Most of us drink bottled water or tap water out of reused plastic bottles with the average Australian drinking 30 litres of bottled water a year.
Now scientists have had a good look at what’s really going into our bodies – and it’s not pleasant.
The levels of bacteria and toxins lurking inside those bottles can be shocking.
New research from American scientists has tested water bottles from athletes who refill each day.
The results revealed the bottles were crawling with bacteria including staphylococcus, streptococcus, e-coli, influenza.
There were more than 300,000 germs for every square centimetre inside the bottles – 100 times more than a pet toy.
Yet experts have revealed if the bacteria has derived from the same person who drinks from the bottle, the risk is low.
“The germs that are in bottled water – they’re germs that come from us,” University of NSW Professor Stuart Khan revealed.

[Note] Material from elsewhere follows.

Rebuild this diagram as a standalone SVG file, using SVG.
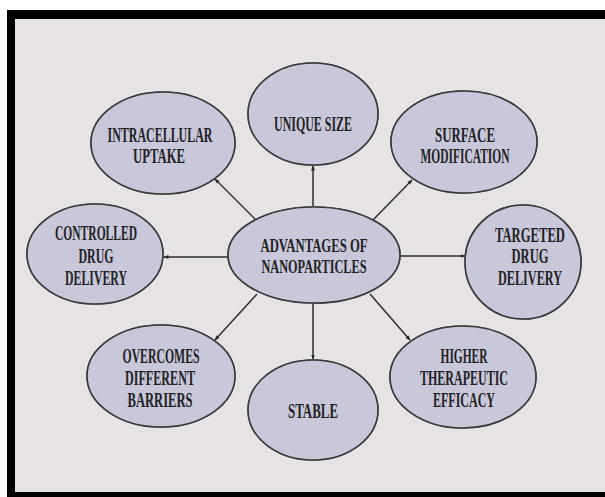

“Even if you keep that bottle for a long period of time without washing it and it’s just you drinking out of it, it’s not going to cause any harm at all.”

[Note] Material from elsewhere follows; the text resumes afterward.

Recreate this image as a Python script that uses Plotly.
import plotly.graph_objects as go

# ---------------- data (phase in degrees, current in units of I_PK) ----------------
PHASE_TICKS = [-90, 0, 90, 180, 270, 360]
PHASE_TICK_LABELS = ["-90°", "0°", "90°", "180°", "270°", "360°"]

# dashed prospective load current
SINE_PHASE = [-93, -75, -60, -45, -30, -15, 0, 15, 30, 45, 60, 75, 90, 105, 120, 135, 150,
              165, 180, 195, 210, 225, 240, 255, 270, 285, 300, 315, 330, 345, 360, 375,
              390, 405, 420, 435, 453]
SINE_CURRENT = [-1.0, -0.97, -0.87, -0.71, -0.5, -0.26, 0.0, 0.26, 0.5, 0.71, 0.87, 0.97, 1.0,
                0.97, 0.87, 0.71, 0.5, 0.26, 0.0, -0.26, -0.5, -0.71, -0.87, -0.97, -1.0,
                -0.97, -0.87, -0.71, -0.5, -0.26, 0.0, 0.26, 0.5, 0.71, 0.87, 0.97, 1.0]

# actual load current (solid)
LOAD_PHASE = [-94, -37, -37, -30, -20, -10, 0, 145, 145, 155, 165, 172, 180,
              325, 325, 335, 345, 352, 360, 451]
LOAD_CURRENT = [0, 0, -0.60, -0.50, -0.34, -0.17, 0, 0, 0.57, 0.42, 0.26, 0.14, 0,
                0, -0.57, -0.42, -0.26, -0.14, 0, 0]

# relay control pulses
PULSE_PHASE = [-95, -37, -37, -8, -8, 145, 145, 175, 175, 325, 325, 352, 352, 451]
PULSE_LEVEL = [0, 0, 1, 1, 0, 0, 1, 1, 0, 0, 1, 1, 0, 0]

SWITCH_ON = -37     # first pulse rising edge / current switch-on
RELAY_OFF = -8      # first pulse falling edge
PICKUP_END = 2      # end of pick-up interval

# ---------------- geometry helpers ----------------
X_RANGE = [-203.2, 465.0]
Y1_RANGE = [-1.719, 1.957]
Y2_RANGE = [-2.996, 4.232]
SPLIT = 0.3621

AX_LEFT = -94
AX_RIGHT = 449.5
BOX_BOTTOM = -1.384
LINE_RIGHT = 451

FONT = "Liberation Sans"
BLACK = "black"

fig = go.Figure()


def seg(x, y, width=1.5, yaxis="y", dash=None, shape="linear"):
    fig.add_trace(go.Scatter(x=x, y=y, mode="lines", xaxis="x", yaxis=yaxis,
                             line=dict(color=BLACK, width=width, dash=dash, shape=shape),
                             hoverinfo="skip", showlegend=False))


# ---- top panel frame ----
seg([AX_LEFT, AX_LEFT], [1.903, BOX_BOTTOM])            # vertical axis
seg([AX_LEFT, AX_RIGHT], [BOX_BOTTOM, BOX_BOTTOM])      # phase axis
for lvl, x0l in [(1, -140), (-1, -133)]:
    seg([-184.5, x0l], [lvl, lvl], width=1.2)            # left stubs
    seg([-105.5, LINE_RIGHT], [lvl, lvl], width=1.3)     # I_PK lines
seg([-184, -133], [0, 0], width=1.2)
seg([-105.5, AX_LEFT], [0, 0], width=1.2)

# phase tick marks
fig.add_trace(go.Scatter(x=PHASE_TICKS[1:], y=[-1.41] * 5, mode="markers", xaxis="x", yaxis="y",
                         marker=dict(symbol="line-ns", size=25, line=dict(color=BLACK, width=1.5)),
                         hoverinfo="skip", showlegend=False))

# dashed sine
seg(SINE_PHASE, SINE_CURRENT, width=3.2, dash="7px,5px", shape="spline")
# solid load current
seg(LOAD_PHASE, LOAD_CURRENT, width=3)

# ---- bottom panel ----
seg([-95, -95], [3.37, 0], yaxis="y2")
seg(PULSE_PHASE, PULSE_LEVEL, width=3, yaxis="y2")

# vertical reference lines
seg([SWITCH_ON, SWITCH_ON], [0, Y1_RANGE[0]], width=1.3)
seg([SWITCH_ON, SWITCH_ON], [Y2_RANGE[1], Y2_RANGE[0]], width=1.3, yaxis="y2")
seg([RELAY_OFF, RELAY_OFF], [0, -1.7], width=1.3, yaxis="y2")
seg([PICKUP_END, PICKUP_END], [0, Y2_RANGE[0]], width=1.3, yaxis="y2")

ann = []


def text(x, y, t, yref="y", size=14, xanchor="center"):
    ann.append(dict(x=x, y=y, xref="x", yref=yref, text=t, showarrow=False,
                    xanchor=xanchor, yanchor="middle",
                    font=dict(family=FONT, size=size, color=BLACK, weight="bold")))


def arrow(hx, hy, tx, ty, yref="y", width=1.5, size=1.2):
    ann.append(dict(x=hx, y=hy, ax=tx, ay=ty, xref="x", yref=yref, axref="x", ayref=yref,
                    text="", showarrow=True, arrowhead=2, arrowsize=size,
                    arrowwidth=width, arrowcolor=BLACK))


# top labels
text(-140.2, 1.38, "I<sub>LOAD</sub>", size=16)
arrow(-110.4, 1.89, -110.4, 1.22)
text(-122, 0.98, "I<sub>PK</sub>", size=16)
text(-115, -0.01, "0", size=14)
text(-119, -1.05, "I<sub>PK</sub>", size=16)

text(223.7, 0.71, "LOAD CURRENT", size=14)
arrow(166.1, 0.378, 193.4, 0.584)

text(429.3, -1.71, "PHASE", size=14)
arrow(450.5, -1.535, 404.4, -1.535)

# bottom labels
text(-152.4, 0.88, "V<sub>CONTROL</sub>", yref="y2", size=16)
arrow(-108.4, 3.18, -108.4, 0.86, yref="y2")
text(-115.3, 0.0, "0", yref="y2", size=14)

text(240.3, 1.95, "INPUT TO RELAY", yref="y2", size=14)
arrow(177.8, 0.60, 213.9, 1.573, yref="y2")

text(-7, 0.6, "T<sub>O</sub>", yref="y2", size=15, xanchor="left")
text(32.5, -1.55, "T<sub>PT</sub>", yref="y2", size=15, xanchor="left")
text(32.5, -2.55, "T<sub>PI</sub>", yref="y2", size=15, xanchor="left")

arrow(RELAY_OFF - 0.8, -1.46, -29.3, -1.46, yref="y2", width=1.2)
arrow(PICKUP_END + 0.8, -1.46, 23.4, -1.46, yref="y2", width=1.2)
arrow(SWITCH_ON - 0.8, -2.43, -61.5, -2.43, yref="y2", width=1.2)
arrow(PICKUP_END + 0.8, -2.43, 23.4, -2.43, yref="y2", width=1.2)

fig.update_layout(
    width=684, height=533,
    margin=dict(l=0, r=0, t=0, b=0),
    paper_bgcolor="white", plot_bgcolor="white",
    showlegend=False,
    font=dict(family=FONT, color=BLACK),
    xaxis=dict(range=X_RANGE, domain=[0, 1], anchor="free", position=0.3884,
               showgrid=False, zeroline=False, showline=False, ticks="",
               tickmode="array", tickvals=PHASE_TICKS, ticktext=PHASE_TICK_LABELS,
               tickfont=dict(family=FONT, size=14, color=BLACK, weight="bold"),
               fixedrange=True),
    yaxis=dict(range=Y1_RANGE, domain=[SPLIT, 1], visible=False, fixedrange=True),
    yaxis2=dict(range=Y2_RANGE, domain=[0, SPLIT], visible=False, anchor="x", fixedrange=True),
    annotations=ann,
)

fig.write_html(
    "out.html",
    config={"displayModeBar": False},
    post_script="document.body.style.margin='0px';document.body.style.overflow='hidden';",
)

Some plastics leach chemicals called phthalates which are linked to everything from breast cancer to birth defects.
Yet the myth that these can be detrimental to health after drinking from a bottle of water has also been debunked.

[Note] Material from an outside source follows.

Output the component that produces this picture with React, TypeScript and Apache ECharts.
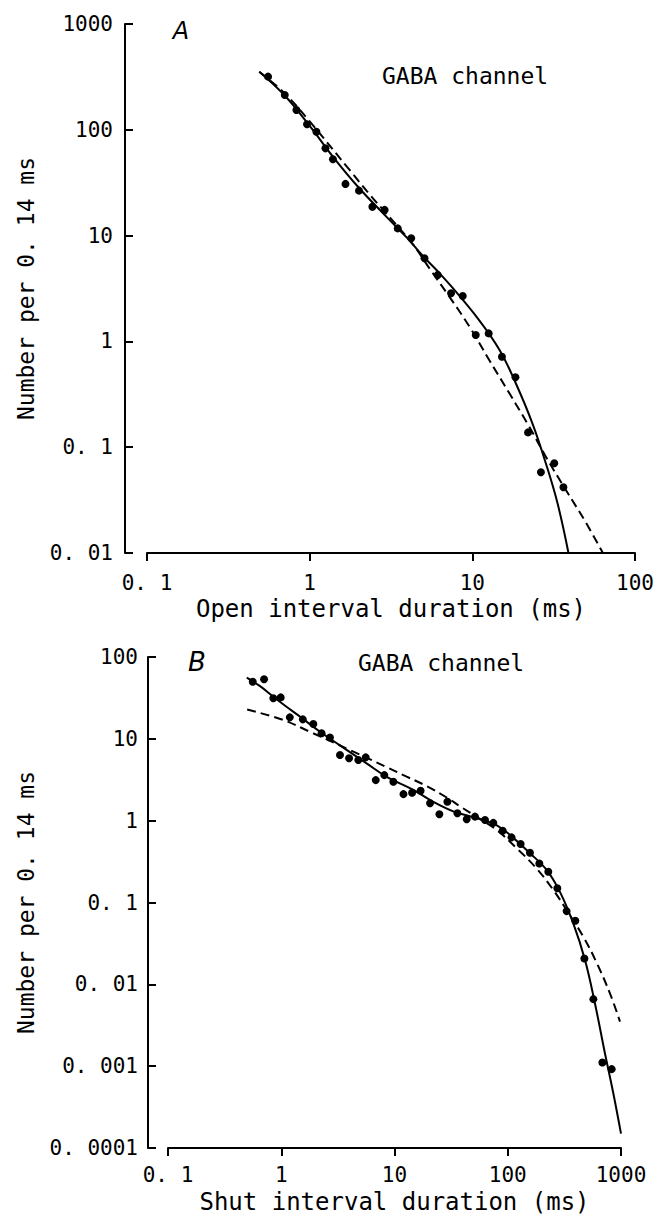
import React, { useEffect, useRef } from "react";
import * as echarts from "echarts";

// ---------- Panel A: open intervals ----------
const OPEN_X = [0.555, 0.703, 0.829, 0.963, 1.1, 1.25, 1.39, 1.66, 2.01, 2.43, 2.89, 3.48, 4.21, 5.08, 6.13, 7.4, 8.73, 10.5, 12.6, 15.2, 18.4, 22.0, 26.4, 31.9, 36.3];
const OPEN_Y = [318, 213, 154, 113, 96, 66.8, 52.6, 30.8, 26.6, 18.7, 17.5, 11.7, 9.43, 6.1, 4.25, 2.85, 2.69, 1.15, 1.19, 0.717, 0.458, 0.138, 0.058, 0.0705, 0.0418];

const OPEN_FIT_X = [0.49, 0.7, 1.0, 1.4, 2.0, 3.0, 4.0, 5.0, 6.0, 7.57, 11.0, 14.7, 18.5, 23.4, 28.3, 33.4, 39];
const OPEN_FIT_Y = [354, 212, 109, 55, 28.5, 14.8, 9.4, 6.35, 4.75, 3.2, 1.59, 0.83, 0.402, 0.168, 0.0705, 0.0295, 0.01];

const OPEN_ALT_X = [0.49, 0.7, 1.0, 1.76, 2.39, 2.8, 4.3, 5.45, 7.22, 9.6, 12.7, 16.9, 22.4, 28.3, 37.6, 49.8, 63.5];
const OPEN_ALT_Y = [354, 222, 120, 41.7, 23.5, 17.8, 8.3, 4.9, 2.65, 1.38, 0.667, 0.323, 0.156, 0.0813, 0.0394, 0.0195, 0.01];

const A_X_TICKS = [0.1, 1, 10, 100];
const A_X_LABELS = ["0. 1", "1", "10", "100"];
const A_Y_TICKS = [0.01, 0.1, 1, 10, 100, 1000];
const A_Y_LABELS = ["0. 01", "0. 1", "1", "10", "100", "1000"];

// ---------- Panel B: shut intervals ----------
const SHUT_X = [0.56, 0.705, 0.851, 0.989, 1.19, 1.55, 1.92, 2.27, 2.69, 3.3, 3.97, 4.79, 5.57, 6.83, 8.13, 9.77, 12.0, 14.3, 17.0, 20.6, 24.9, 29.3, 35.9, 43.4, 51.4, 63.0, 74.6, 90.2, 108, 130, 157, 190, 228, 274, 331, 395, 475, 570, 685, 828];
const SHUT_Y = [49.9, 53.4, 31.3, 32.1, 18.3, 17.3, 15.2, 11.7, 10.4, 6.34, 5.78, 5.5, 5.94, 3.13, 3.6, 2.99, 2.11, 2.19, 2.32, 1.63, 1.2, 1.7, 1.23, 1.04, 1.12, 1.02, 0.94, 0.753, 0.625, 0.518, 0.405, 0.3, 0.237, 0.149, 0.0785, 0.0597, 0.0207, 0.00659, 0.00111, 0.00092];

const SHUT_FIT_X = [0.496, 0.65, 0.851, 1.12, 1.47, 2.2, 3.3, 5.67, 8.53, 14.7, 22, 33, 49.6, 74.6, 98, 157, 221, 289, 379, 481, 589, 722, 856, 1000];
const SHUT_FIT_Y = [56, 44, 32.7, 24.5, 18.6, 12.2, 8.31, 5.01, 3.44, 2.37, 1.7, 1.3, 1.1, 0.92, 0.72, 0.4, 0.249, 0.135, 0.0555, 0.0198, 0.00583, 0.00143, 0.000463, 0.00015];

const SHUT_ALT_X = [0.5, 1.04, 1.79, 4.05, 8.53, 12.8, 19.2, 28.9, 37.8, 55, 80, 120, 180, 253, 331, 465, 610, 800, 980];
const SHUT_ALT_Y = [22.8, 17.0, 12.2, 7.3, 4.5, 3.45, 2.65, 1.92, 1.5, 1.08, 0.77, 0.46, 0.26, 0.142, 0.0807, 0.0381, 0.0183, 0.0077, 0.0035];

const B_X_TICKS = [0.1, 1, 10, 100, 1000];
const B_X_LABELS = ["0. 1", "1", "10", "100", "1000"];
const B_Y_TICKS = [0.0001, 0.001, 0.01, 0.1, 1, 10, 100];
const B_Y_LABELS = ["0. 0001", "0. 001", "0. 01", "0. 1", "1", "10", "100"];

const TITLE_A = "GABA channel";
const TITLE_B = "GABA channel";
const X_NAME_A = "Open interval duration (ms)";
const X_NAME_B = "Shut interval duration (ms)";
const Y_NAME = "Number per 0. 14 ms";

const MONO = "DejaVu Sans Mono";

function zip(xs: number[], ys: number[]) {
  return xs.map((x, i) => [x, ys[i]]);
}

function labelFor(ticks: number[], labels: string[]) {
  return (v: number) => {
    for (let i = 0; i < ticks.length; i++) {
      if (Math.abs(Math.log10(v) - Math.log10(ticks[i])) < 1e-6) return labels[i];
    }
    return "";
  };
}

function xAxisCfg(gridIndex: number, ticks: number[], labels: string[], name: string, nameGap: number, margin: number) {
  return {
    gridIndex,
    type: "log",
    logBase: 10,
    min: ticks[0],
    max: ticks[ticks.length - 1],
    name,
    nameLocation: "middle",
    nameGap,
    nameTextStyle: { fontFamily: MONO, fontSize: 24, color: "#000" },
    axisLine: { show: true, onZero: false, lineStyle: { color: "#000", width: 2 } },
    axisTick: { show: true, inside: false, length: 8, lineStyle: { color: "#000", width: 2 } },
    minorTick: { show: false },
    splitLine: { show: false },
    axisLabel: { color: "#000", fontFamily: MONO, fontSize: 21, margin, formatter: labelFor(ticks, labels) },
  };
}

function yAxisCfg(gridIndex: number, ticks: number[], labels: string[], offset: number, nameGap: number, margin: number) {
  return {
    gridIndex,
    type: "log",
    logBase: 10,
    min: ticks[0],
    max: ticks[ticks.length - 1],
    offset,
    name: Y_NAME,
    nameLocation: "middle",
    nameRotate: 90,
    nameGap,
    nameTextStyle: { fontFamily: MONO, fontSize: 23, color: "#000" },
    axisLine: { show: true, onZero: false, lineStyle: { color: "#000", width: 2 } },
    axisTick: { show: true, inside: true, length: 8, lineStyle: { color: "#000", width: 2 } },
    minorTick: { show: false },
    splitLine: { show: false },
    axisLabel: { color: "#000", fontFamily: MONO, fontSize: 21, margin, formatter: labelFor(ticks, labels) },
  };
}

function pointSeries(idx: number, xs: number[], ys: number[]) {
  return {
    type: "scatter",
    xAxisIndex: idx,
    yAxisIndex: idx,
    data: zip(xs, ys),
    symbol: "circle",
    symbolSize: 8,
    itemStyle: { color: "#000", opacity: 1 },
    z: 5,
  };
}

function lineSeries(idx: number, xs: number[], ys: number[], dashed: boolean) {
  return {
    type: "line",
    xAxisIndex: idx,
    yAxisIndex: idx,
    data: zip(xs, ys),
    showSymbol: false,
    symbol: "none",
    smooth: 0.4,
    lineStyle: { color: "#000", width: 2, type: dashed ? [9, 5] : "solid" },
    z: 3,
  };
}

export default function App() {
  const ref = useRef<HTMLDivElement>(null);
  useEffect(() => {
    document.body.style.margin = "0";
    const chart = echarts.init(ref.current!, null, { renderer: "svg" });
    chart.setOption({
      animation: false,
      backgroundColor: "#fff",
      grid: [
        { left: 147, top: 24, width: 488, height: 529 },
        { left: 168, top: 657, width: 453, height: 491 },
      ],
      xAxis: [
        xAxisCfg(0, A_X_TICKS, A_X_LABELS, X_NAME_A, 44, 19),
        xAxisCfg(1, B_X_TICKS, B_X_LABELS, X_NAME_B, 42, 16),
      ],
      yAxis: [
        yAxisCfg(0, A_Y_TICKS, A_Y_LABELS, 22, 88, 12),
        yAxisCfg(1, B_Y_TICKS, B_Y_LABELS, 20, 111, 10),
      ],
      series: [
        lineSeries(0, OPEN_ALT_X, OPEN_ALT_Y, true),
        lineSeries(0, OPEN_FIT_X, OPEN_FIT_Y, false),
        pointSeries(0, OPEN_X, OPEN_Y),
        lineSeries(1, SHUT_ALT_X, SHUT_ALT_Y, true),
        lineSeries(1, SHUT_FIT_X, SHUT_FIT_Y, false),
        pointSeries(1, SHUT_X, SHUT_Y),
      ],
      graphic: [
        { type: "text", x: 181, y: 31, style: { text: "A", fill: "#000", font: "italic 24px 'DejaVu Sans'", align: "center", verticalAlign: "middle" } },
        { type: "text", x: 197, y: 662, style: { text: "B", fill: "#000", font: "italic 26px 'DejaVu Sans'", align: "center", verticalAlign: "middle" } },
        { type: "text", x: 382, y: 76, style: { text: TITLE_A, fill: "#000", font: `23px '${MONO}'`, align: "left", verticalAlign: "middle" } },
        { type: "text", x: 358, y: 663, style: { text: TITLE_B, fill: "#000", font: `23px '${MONO}'`, align: "left", verticalAlign: "middle" } },
      ],
    });
    return () => chart.dispose();
  }, []);
  return (
    <div
      ref={ref}
      style={{ position: "absolute", left: 0, top: 0, width: 660, height: 1216, background: "#fff" }}
    />
  );
}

“The concentrations that we come across are well below concentrations that there’s any evidence at all are going to cause human illness,” Professor Khan said.
A safe level of antimony, a toxin used in plastic production, is 6ppb (concentration level).
Bottled water contains just 0.2ppb, and 0.22 after three months.
Scientists says it’s like arsenic. If you look hard enough, you’ll find traces of the chemical in spring water, however not enough to cause concern.
Edging towards a one billion dollar industry, Australia’s thirst for bottled water only grows.
But the big trend is towards cheap private labels from supermarkets.
That’s forcing the big name brands to respond and slowly bringing prices down.